The drywallers began developing a public existence by forging a relationship with the International Brotherhood of Carpenters and Joiners. Jesse Martinez, who heads Carpenters Local 309, and who is also a Catholic deacon, understands the workers’ pain, anger and hopes. In 1987, Martinez brought his membership, with higher-wage trade jobs, into the Industrial Areas Foundation-led campaign to raise the state minimum wage for the poorest-paid workers in California. The carpenters union, of course, was aware that residential construction had become almost entirely non-union, with union workers being replaced by immigrant workers. When leaders like Martinez and the carpenters’ district president, Doug McCarron, embraced the hopes and energy of these workers, they had won their first recognition fight.
The strike gained critical public attention through the efforts of Mario Valadez, himself a drywaller who had cut short his university education several years ago to return to the trade when his family was facing tough financial times.
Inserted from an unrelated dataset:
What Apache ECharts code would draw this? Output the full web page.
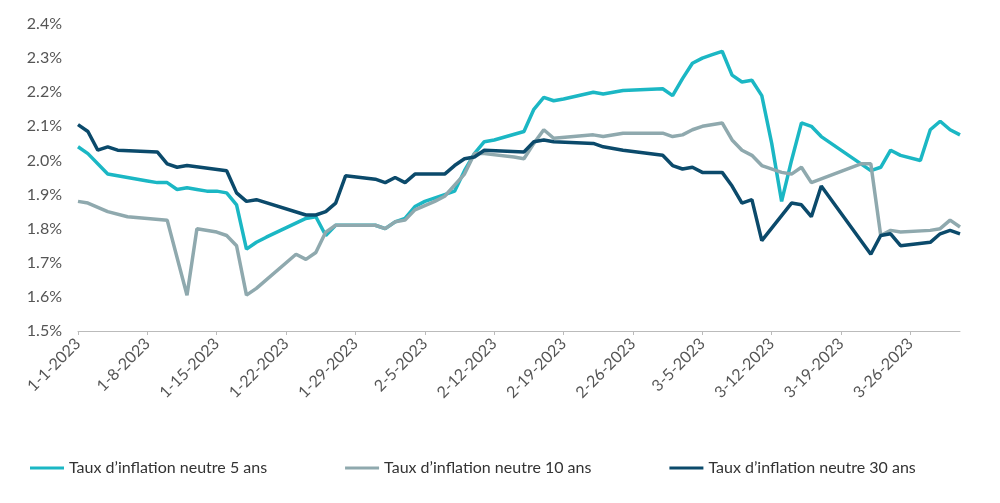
<!DOCTYPE html>
<html><head><meta charset="utf-8">
<script src="https://cdn.jsdelivr.net/npm/echarts@6/dist/echarts.min.js"></script>
<style>html,body{margin:0;background:#fff}#c{width:1000px;height:503px}</style>
</head><body><div id="c"></div>
<script>
// day offsets from 1-1-2023 and values (%)
var days5 = [0,1,3,4,5,6,7,8,9,10,11,12,13,14,15,16,17,18,19,23,24,25,26,30,31,32,33,34,35,37,38,39,40,41,42,45,46,47,48,49,52,53,54,55,59,60,61,62,63,64,65,66,67,68,69,70,71,72,73,74,75,80,81,82,83,85,86,87,88,89];
var vals5 = [2.04,2.02,1.96,1.955,1.95,1.945,1.94,1.935,1.935,1.915,1.92,1.915,1.91,1.91,1.905,1.87,1.74,1.76,1.775,1.83,1.835,1.78,1.81,1.81,1.80,1.82,1.83,1.865,1.88,1.90,1.91,1.97,2.02,2.055,2.06,2.085,2.15,2.185,2.175,2.18,2.2,2.195,2.2,2.205,2.21,2.19,2.24,2.285,2.30,2.31,2.32,2.25,2.23,2.235,2.19,2.05,1.88,2.0,2.11,2.10,2.07,1.97,1.98,2.03,2.015,2.0,2.09,2.115,2.09,2.075];
var days10 = [0,1,3,5,7,9,11,12,14,15,16,17,18,22,23,24,25,26,30,31,32,33,34,36,37,39,40,41,44,45,46,47,48,52,53,55,59,60,61,62,63,65,66,67,68,69,71,72,73,74,79,80,81,82,83,86,87,88,89];
var vals10 = [1.88,1.875,1.85,1.835,1.83,1.825,1.605,1.80,1.79,1.78,1.75,1.605,1.625,1.725,1.71,1.73,1.79,1.81,1.81,1.80,1.82,1.825,1.855,1.88,1.895,1.96,2.02,2.02,2.01,2.005,2.05,2.09,2.065,2.075,2.07,2.08,2.08,2.07,2.075,2.09,2.10,2.11,2.06,2.03,2.015,1.985,1.965,1.96,1.98,1.935,1.99,1.99,1.78,1.795,1.79,1.795,1.80,1.825,1.805];
var days30 = [0,1,2,3,4,8,9,10,11,15,16,17,18,23,24,25,26,27,30,31,32,33,34,37,38,39,40,41,45,46,47,48,52,53,55,59,60,61,62,63,65,66,67,68,69,72,73,74,75,80,81,82,83,86,87,88,89];
var vals30 = [2.105,2.085,2.03,2.04,2.03,2.025,1.99,1.98,1.985,1.97,1.905,1.88,1.885,1.84,1.84,1.85,1.875,1.955,1.945,1.935,1.95,1.935,1.96,1.96,1.985,2.005,2.01,2.03,2.025,2.055,2.06,2.055,2.05,2.04,2.03,2.015,1.985,1.975,1.98,1.965,1.965,1.925,1.875,1.885,1.765,1.875,1.87,1.835,1.925,1.725,1.78,1.785,1.75,1.76,1.785,1.795,1.785];
var names = ['Taux d\u2019inflation neutre 5 ans','Taux d\u2019inflation neutre 10 ans','Taux d\u2019inflation neutre 30 ans'];
var colors = ['#1bb7c4','#8fa9ae','#0b4a6b'];

var nDays = 90;
var cats = [];
for (var i = 0; i < nDays; i++) {
  var d = new Date(2023, 0, 1 + i);
  cats.push((d.getMonth() + 1) + '-' + d.getDate() + '-' + d.getFullYear());
}
function fill(days, vals) {
  var a = new Array(nDays).fill(null);
  days.forEach(function (d, k) { a[d] = vals[k]; });
  return a;
}
var series = [[days5, vals5], [days10, vals10], [days30, vals30]].map(function (s, k) {
  return { name: names[k], type: 'line', data: fill(s[0], s[1]), connectNulls: true,
    showSymbol: false, lineStyle: { width: 3.5, color: colors[k] }, itemStyle: { color: colors[k] } };
});

var myChart = echarts.init(document.getElementById('c'));
myChart.setOption({
  animation: false,
  grid: { left: 78, right: 40, top: 24, bottom: 172 },
  legend: { left: 25, bottom: 22, itemWidth: 34, itemHeight: 3, itemGap: 78, icon: 'rect',
    textStyle: { fontFamily: 'Lato', fontSize: 16, color: '#333' } },
  xAxis: { type: 'category', data: cats, boundaryGap: false,
    axisLine: { lineStyle: { color: '#bbb' } },
    axisTick: { show: true, interval: 6, length: 4, lineStyle: { color: '#bbb' } },
    axisLabel: { interval: 6, rotate: 45, fontFamily: 'Lato', fontSize: 16, color: '#555', margin: 10 } },
  yAxis: { type: 'value', min: 1.5, max: 2.4, interval: 0.1,
    splitLine: { show: false }, axisLine: { show: false }, axisTick: { show: false },
    axisLabel: { formatter: function (v) { return v.toFixed(1) + '%'; },
      fontFamily: 'Lato', fontSize: 16, color: '#555', margin: 16 } },
  series: series
});
</script></body></html>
The drywallers’ initial strike activity had no media coverage or community or religious support. Valadez, learning by doing, cultivated impressive coverage and considerable community support. The drywallers lost their anonymity during work-site protests that led to arrests and criticism, but at least they now had public recognition, which led to growing support. Important public figures stepped forward and recognized these workers. Amin David, founder of the Latino business and professional organization Los Amigos spoke out vigorously on their behalf. Msgr. Jaime Soto, vicar for Hispanics in the Diocese of Orange, worked both publicly and behind the scenes for an equitable resolution of the dispute. Hermandad Mexicana provided leverage with important legal assistance.
Critical recognition came next from the subcontractors who sat down in negotiations with the drywallers and the carpenters union.
Finally, last Tuesday, an agreement was signed that gave the drywallers union representation, increased wages and health-care benefits.
The ultimate recognition and proudest achievement of these brave workers would be for other unions, for other employers, for religious leaders and the taxpaying public to recognize that we all lose when workers lack a public voice to communicate pain and injustice.
The children of these drywall workers should be proud of their parents who, even in these tough economic times, stood tall and refused to live with exploitation in anonymity.